(The exercise) Every line that holds the string "seaborn" is to be identified and copied.
** START OF Supplied information **
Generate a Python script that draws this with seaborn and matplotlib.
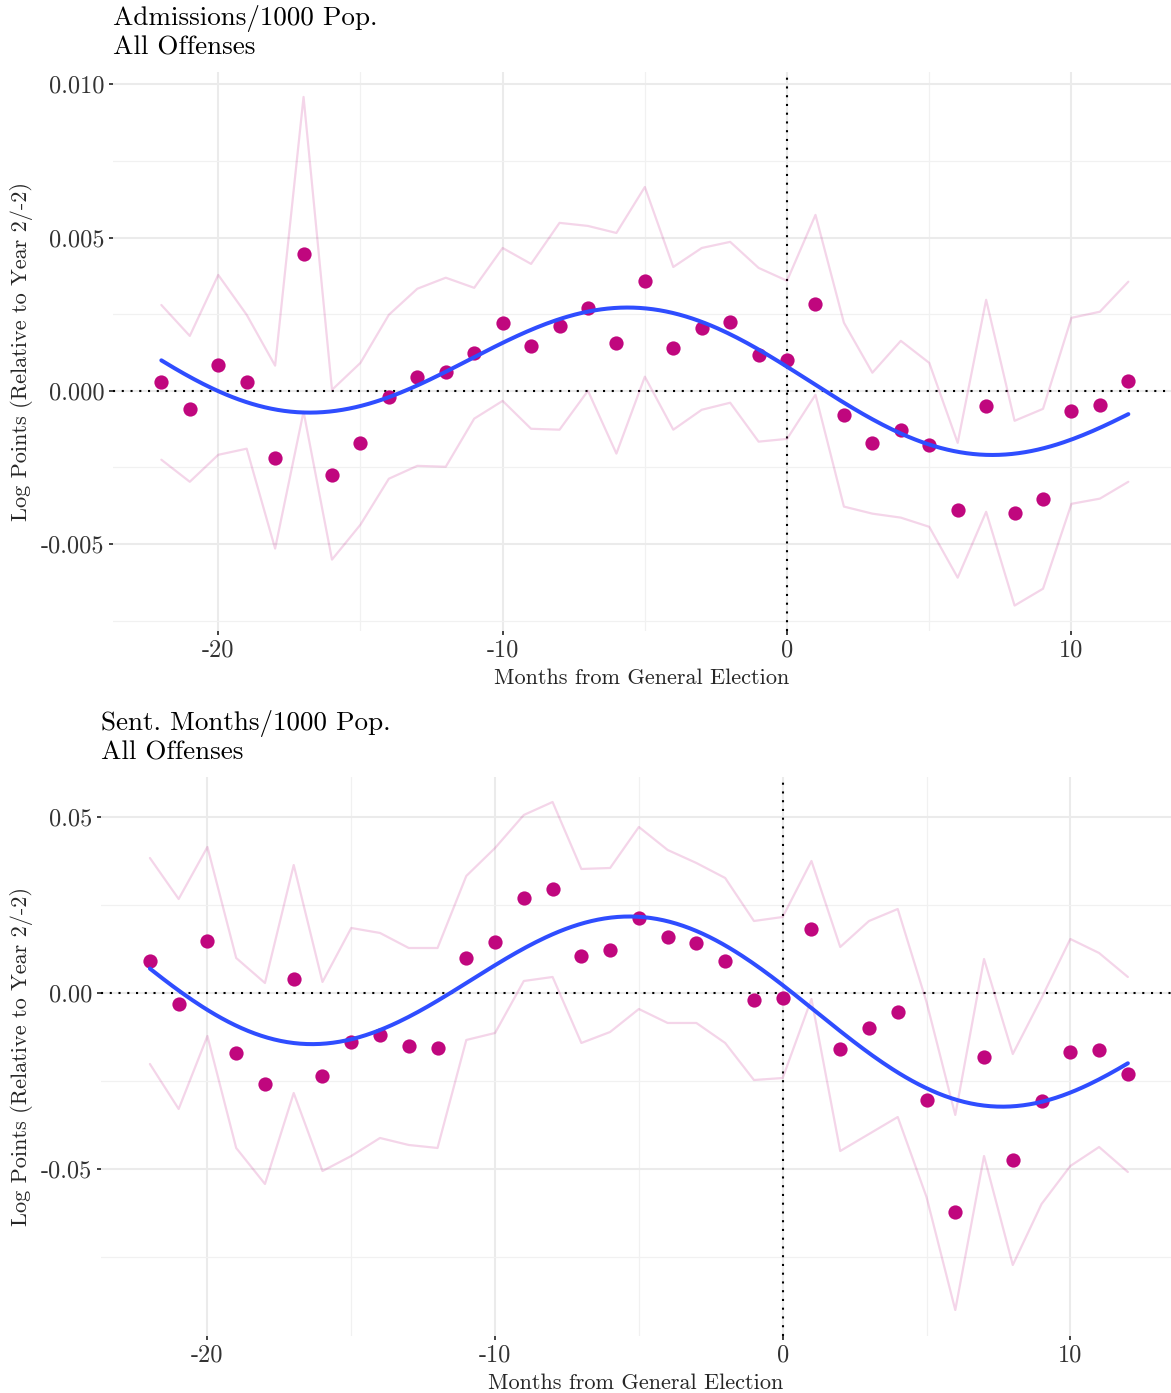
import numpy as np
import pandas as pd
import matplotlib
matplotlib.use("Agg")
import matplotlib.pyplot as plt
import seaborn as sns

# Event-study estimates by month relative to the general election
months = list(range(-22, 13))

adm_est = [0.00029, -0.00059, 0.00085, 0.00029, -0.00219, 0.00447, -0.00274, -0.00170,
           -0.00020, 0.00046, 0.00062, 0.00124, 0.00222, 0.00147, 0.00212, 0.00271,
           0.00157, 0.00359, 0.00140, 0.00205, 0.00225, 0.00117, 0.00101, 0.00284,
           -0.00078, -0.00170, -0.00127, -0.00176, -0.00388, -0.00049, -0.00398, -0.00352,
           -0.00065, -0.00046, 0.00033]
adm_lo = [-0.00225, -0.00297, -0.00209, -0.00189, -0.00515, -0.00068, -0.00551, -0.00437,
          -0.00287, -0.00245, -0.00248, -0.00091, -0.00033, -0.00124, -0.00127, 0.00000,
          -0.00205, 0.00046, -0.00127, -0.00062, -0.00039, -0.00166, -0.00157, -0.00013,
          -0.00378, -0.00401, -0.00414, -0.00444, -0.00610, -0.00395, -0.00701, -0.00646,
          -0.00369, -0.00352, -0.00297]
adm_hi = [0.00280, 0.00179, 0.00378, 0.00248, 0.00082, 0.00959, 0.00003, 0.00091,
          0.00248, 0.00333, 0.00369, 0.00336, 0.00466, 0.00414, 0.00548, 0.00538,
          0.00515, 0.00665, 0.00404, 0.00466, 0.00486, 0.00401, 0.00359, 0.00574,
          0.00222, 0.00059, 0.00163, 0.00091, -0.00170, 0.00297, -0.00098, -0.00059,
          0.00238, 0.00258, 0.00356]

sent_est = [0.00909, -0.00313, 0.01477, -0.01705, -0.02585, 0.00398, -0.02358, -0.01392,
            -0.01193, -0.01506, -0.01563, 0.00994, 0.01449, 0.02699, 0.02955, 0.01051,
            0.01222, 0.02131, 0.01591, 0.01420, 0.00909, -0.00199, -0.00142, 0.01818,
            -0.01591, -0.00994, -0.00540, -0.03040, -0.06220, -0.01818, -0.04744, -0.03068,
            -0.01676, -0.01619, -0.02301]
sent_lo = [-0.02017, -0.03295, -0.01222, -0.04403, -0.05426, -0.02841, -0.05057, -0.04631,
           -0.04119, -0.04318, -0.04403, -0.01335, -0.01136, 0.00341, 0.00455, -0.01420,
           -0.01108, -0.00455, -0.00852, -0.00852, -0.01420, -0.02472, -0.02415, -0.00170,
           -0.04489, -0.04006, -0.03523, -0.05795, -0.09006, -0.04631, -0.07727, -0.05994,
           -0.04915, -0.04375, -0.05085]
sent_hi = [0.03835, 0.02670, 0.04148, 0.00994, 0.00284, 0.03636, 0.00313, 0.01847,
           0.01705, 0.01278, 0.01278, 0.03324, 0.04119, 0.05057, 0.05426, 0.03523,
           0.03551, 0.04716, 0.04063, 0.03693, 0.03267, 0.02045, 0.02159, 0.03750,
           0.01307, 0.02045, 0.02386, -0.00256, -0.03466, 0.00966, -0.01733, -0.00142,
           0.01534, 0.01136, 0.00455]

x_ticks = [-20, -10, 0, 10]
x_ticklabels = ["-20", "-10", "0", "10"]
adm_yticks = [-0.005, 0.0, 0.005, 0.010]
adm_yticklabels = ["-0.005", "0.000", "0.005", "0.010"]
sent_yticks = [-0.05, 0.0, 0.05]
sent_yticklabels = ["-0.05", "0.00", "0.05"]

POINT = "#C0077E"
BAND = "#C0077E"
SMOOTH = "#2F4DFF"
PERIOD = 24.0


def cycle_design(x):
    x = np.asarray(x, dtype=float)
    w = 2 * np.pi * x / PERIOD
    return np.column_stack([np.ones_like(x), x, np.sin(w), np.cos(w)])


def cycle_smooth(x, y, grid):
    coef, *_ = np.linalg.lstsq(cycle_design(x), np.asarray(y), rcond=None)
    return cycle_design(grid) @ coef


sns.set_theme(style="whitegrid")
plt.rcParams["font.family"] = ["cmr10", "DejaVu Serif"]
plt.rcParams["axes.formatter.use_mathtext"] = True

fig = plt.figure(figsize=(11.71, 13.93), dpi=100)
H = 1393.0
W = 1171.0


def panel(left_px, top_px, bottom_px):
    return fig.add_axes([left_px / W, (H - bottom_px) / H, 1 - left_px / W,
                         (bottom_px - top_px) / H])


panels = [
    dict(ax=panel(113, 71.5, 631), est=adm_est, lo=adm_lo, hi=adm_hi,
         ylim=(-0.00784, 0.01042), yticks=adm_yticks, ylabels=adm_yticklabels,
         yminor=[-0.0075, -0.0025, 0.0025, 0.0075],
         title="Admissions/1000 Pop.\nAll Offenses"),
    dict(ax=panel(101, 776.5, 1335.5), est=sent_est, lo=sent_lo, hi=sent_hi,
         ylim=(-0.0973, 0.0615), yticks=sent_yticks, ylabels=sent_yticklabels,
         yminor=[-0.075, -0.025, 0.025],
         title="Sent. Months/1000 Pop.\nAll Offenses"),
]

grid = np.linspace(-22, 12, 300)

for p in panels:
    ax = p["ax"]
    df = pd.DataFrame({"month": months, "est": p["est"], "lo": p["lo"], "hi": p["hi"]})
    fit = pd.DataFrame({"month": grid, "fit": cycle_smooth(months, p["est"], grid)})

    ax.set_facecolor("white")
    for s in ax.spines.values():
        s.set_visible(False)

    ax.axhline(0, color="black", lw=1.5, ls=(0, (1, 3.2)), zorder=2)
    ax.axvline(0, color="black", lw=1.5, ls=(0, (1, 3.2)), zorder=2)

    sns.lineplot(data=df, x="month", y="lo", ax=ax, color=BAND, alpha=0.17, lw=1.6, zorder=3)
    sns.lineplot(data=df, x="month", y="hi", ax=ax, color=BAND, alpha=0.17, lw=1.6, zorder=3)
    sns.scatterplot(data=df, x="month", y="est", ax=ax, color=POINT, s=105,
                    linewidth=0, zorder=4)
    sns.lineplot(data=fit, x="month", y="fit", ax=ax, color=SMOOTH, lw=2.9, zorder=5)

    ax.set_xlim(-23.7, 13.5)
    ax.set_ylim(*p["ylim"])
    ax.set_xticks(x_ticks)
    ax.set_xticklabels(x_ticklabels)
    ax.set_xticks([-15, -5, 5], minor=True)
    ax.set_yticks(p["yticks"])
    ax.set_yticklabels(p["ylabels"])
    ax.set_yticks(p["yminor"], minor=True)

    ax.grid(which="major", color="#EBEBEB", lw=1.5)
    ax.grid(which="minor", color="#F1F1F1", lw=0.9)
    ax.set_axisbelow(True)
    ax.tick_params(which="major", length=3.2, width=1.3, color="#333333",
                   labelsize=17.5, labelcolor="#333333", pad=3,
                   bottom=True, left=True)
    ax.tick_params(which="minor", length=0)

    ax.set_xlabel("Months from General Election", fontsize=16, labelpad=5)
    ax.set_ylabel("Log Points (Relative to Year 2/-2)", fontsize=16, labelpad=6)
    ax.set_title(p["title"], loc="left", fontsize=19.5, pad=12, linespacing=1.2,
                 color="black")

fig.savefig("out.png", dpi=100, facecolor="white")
** END OF Supplied information **
(Solution for this task)
Generate a Python script that draws this with seaborn and matplotlib.
import seaborn as sns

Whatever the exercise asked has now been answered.